= Stated exercise =
Narrow the data below down to the lines containing "chart".

= Provided data =
^^^^^^^^^^^^^^^^

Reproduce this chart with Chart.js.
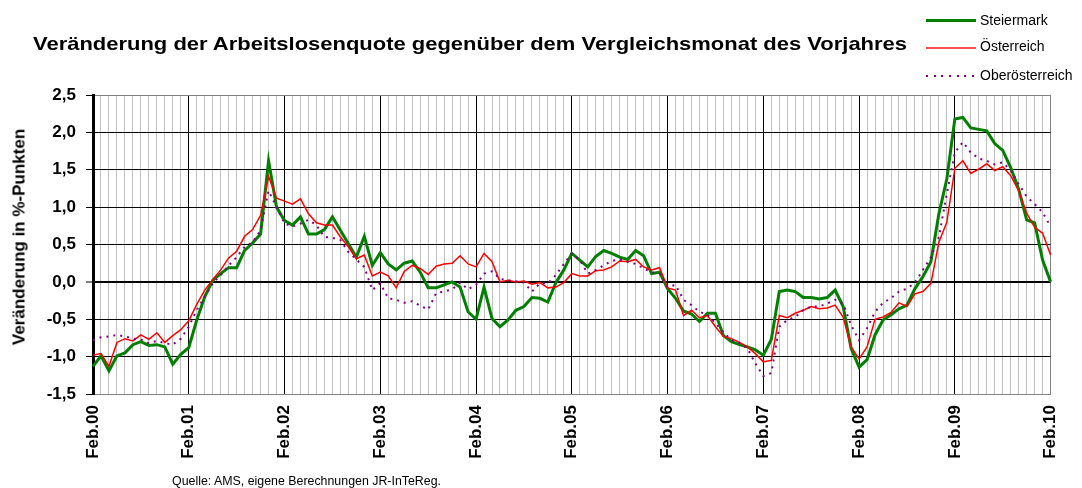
<!DOCTYPE html>
<html lang="de">
<head>
<meta charset="utf-8">
<title>Veränderung der Arbeitslosenquote</title>
<script src="https://cdn.jsdelivr.net/npm/chart.js@4.4.1/dist/chart.umd.min.js"></script>
<style>
    html, body { margin: 0; padding: 0; background: #fff; }
    #wrap { position: relative; width: 1082px; height: 488px; overflow: hidden;
            font-family: Arial, 'Liberation Sans', sans-serif; color: #000; }
    #chart { position: absolute; left: 0; top: 0; }
    .txt { position: absolute; white-space: nowrap; line-height: 1; transform-origin: 0 0; }
    #title { left: 33px; top: 34px; font-size: 19px; font-weight: bold; }
    #ytitle { left: 19px; top: 237px; font-size: 17px; font-weight: bold;
              transform: translate(-50%, -50%) rotate(-90deg); transform-origin: 50% 50%; }
    #source { left: 172px; top: 475px; font-size: 12px; }
    .leg-line { position: absolute; left: 926px; width: 50px; }
    .leg-text { position: absolute; left: 980px; font-size: 14px; line-height: 1; white-space: nowrap; }
</style>
</head>
<body>
<div id="wrap">
    <canvas id="chart" width="1082" height="488"></canvas>
    <div id="title" class="txt">Veränderung der Arbeitslosenquote gegenüber dem Vergleichsmonat des Vorjahres</div>
    <div id="ytitle" class="txt">Veränderung in %-Punkten</div>
    <div id="source" class="txt">Quelle: AMS, eigene Berechnungen JR-InTeReg.</div>

    <div class="leg-line" style="top:19px; border-top:3px solid #008000;"></div>
    <div class="leg-text" style="top:13px;">Steiermark</div>
    <div class="leg-line" style="top:47px; border-top:2px solid #ff5050;"></div>
    <div class="leg-text" style="top:39px;">Österreich</div>
    <div class="leg-line" style="top:75px; height:2px; background:repeating-linear-gradient(to right, #800080 0 2px, transparent 2px 7.7px);"></div>
    <div class="leg-text" style="top:68px;">Oberösterreich</div>
</div>

<script>
// Beschriftung der Jahresmarken (Februar jedes Jahres)
const yearLabels = ['Feb.00', 'Feb.01', 'Feb.02', 'Feb.03', 'Feb.04', 'Feb.05',
                    'Feb.06', 'Feb.07', 'Feb.08', 'Feb.09', 'Feb.10'];

// Veränderung in %-Punkten, monatlich Feb.00 bis Feb.10
const steiermark = [
    -1.13, -0.99, -1.19, -0.99, -0.95, -0.84, -0.80, -0.85, -0.84, -0.87, -1.10, -0.97,
    -0.88, -0.51, -0.20, 0.02, 0.11, 0.19, 0.19, 0.42, 0.52, 0.64, 1.62, 1.00,
    0.82, 0.76, 0.87, 0.64, 0.64, 0.70, 0.87, 0.69, 0.51, 0.33, 0.61, 0.22,
    0.39, 0.24, 0.16, 0.25, 0.28, 0.13, -0.08, -0.08, -0.04, 0.00, -0.07, -0.40,
    -0.50, -0.07, -0.49, -0.60, -0.51, -0.38, -0.33, -0.21, -0.22, -0.27, -0.01, 0.16,
    0.38, 0.29, 0.20, 0.34, 0.42, 0.38, 0.33, 0.30, 0.42, 0.35, 0.11, 0.13,
    -0.09, -0.22, -0.39, -0.43, -0.53, -0.42, -0.42, -0.72, -0.80, -0.84, -0.87, -0.91,
    -0.98, -0.77, -0.13, -0.11, -0.13, -0.21, -0.21, -0.23, -0.21, -0.11, -0.33, -0.89,
    -1.14, -1.04, -0.71, -0.51, -0.44, -0.36, -0.31, -0.09, 0.07, 0.27, 0.91, 1.38,
    2.18, 2.20, 2.06, 2.04, 2.02, 1.85, 1.76, 1.53, 1.24, 0.83, 0.79, 0.29,
    0.00
];

const oesterreich = [
    -0.98, -0.96, -1.13, -0.81, -0.76, -0.79, -0.71, -0.77, -0.68, -0.81, -0.72, -0.64,
    -0.52, -0.30, -0.11, 0.03, 0.16, 0.32, 0.41, 0.61, 0.70, 0.89, 1.41, 1.12,
    1.08, 1.04, 1.11, 0.91, 0.79, 0.76, 0.76, 0.60, 0.47, 0.31, 0.36, 0.08,
    0.13, 0.08, -0.08, 0.14, 0.22, 0.18, 0.10, 0.21, 0.24, 0.25, 0.35, 0.24,
    0.20, 0.38, 0.27, 0.00, 0.02, 0.00, 0.01, -0.03, -0.01, -0.08, -0.07, -0.01,
    0.11, 0.08, 0.08, 0.15, 0.16, 0.20, 0.28, 0.27, 0.30, 0.20, 0.16, 0.19,
    -0.08, -0.11, -0.45, -0.38, -0.48, -0.45, -0.60, -0.73, -0.76, -0.81, -0.87, -0.96,
    -1.07, -1.05, -0.45, -0.48, -0.42, -0.38, -0.33, -0.36, -0.35, -0.31, -0.47, -0.87,
    -1.03, -0.87, -0.50, -0.47, -0.41, -0.28, -0.33, -0.16, -0.13, -0.02, 0.53, 0.80,
    1.52, 1.62, 1.45, 1.51, 1.58, 1.49, 1.54, 1.42, 1.22, 0.92, 0.73, 0.65,
    0.36
];

const oberoesterreich = [
    -0.78, -0.74, -0.73, -0.71, -0.73, -0.76, -0.77, -0.82, -0.79, -0.82, -0.84, -0.76,
    -0.60, -0.38, -0.20, -0.02, 0.09, 0.22, 0.33, 0.47, 0.53, 0.69, 1.22, 1.00,
    0.78, 0.74, 0.78, 0.83, 0.76, 0.60, 0.59, 0.56, 0.40, 0.30, 0.20, -0.11,
    -0.02, -0.22, -0.24, -0.28, -0.26, -0.32, -0.37, -0.15, -0.13, -0.10, -0.01, -0.10,
    -0.04, 0.11, 0.14, 0.04, 0.02, 0.01, -0.01, -0.13, -0.02, -0.02, 0.09, 0.24,
    0.38, 0.29, 0.11, 0.16, 0.22, 0.28, 0.30, 0.27, 0.24, 0.18, 0.13, 0.11,
    -0.07, -0.04, -0.24, -0.31, -0.40, -0.44, -0.55, -0.67, -0.78, -0.82, -0.89, -1.09,
    -1.26, -1.22, -0.60, -0.51, -0.47, -0.38, -0.33, -0.33, -0.29, -0.24, -0.29, -0.58,
    -0.78, -0.62, -0.40, -0.28, -0.22, -0.13, -0.09, -0.01, 0.16, 0.33, 0.60, 1.18,
    1.73, 1.87, 1.73, 1.65, 1.62, 1.57, 1.60, 1.49, 1.31, 1.14, 1.04, 0.93,
    0.74
];

// Eine Kategorie pro Monat, beschriftet nur im Februar
const monthLabels = steiermark.map((v, i) => (i % 12 === 0 ? yearLabels[i / 12] : ''));

const fontFamily = "Arial, 'Liberation Sans', sans-serif";

// Text auf die Breite der Vorlage bringen
function fitWidth(id, target) {
    const el = document.getElementById(id);
    const w = el.getBoundingClientRect().width;
    if (w > 0) el.style.transform = 'scaleX(' + (target / w) + ')';
}
fitWidth('title', 874);
fitWidth('source', 269);

new Chart(document.getElementById('chart'), {
    type: 'line',
    data: {
        labels: monthLabels,
        datasets: [
            {
                label: 'Steiermark',
                data: steiermark,
                borderColor: '#008000',
                borderWidth: 3,
                pointRadius: 0,
                tension: 0,
                order: 3
            },
            {
                label: 'Österreich',
                data: oesterreich,
                borderColor: '#ff0000',
                borderWidth: 1.5,
                pointRadius: 0,
                tension: 0,
                order: 2
            },
            {
                label: 'Oberösterreich',
                data: oberoesterreich,
                borderColor: '#800080',
                borderWidth: 2,
                borderDash: [2, 5],
                pointRadius: 0,
                tension: 0,
                order: 1
            }
        ]
    },
    options: {
        responsive: false,
        animation: false,
        devicePixelRatio: 1,
        layout: {
            padding: { top: 95, right: 15, bottom: 0, left: 0 }
        },
        plugins: {
            legend: { display: false },
            title: { display: false },
            tooltip: { enabled: false }
        },
        scales: {
            x: {
                type: 'category',
                offset: false,
                afterFit: scale => { scale.height = 94; },
                grid: {
                    drawTicks: false,
                    lineWidth: 1,
                    color: ctx => {
                        if (ctx.index === 120) return '#808080';
                        return ctx.index % 12 === 0 ? '#000000' : '#c0c0c0';
                    }
                },
                border: { color: '#808080', width: 1 },
                ticks: {
                    autoSkip: false,
                    maxRotation: 90,
                    minRotation: 90,
                    padding: 11,
                    color: '#000',
                    font: { family: fontFamily, size: 17, weight: 'bold' }
                }
            },
            y: {
                min: -1.5,
                max: 2.5,
                afterFit: scale => { scale.width = 93; },
                grid: {
                    tickLength: 7,
                    tickColor: '#000',
                    tickWidth: 1,
                    lineWidth: ctx => (ctx.tick && ctx.tick.value === 0 ? 2 : 1),
                    color: ctx => {
                        const v = ctx.tick ? ctx.tick.value : 0;
                        return (v === 2.5 || v === -1.5) ? '#808080' : '#000000';
                    }
                },
                border: { color: '#000', width: 3 },
                ticks: {
                    stepSize: 0.5,
                    padding: 10,
                    color: '#000',
                    font: { family: fontFamily, size: 17, weight: 'bold' },
                    callback: v => v.toFixed(1).replace('.', ',')
                }
            }
        }
    }
});
</script>
</body>
</html>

^^^^^^^^^^^^^^^^

= Result of this task =
Reproduce this chart with Chart.js.
<script src="https://cdn.jsdelivr.net/npm/chart.js@4.4.1/dist/chart.umd.min.js"></script>
    #chart { position: absolute; left: 0; top: 0; }
    <canvas id="chart" width="1082" height="488"></canvas>
new Chart(document.getElementById('chart'), {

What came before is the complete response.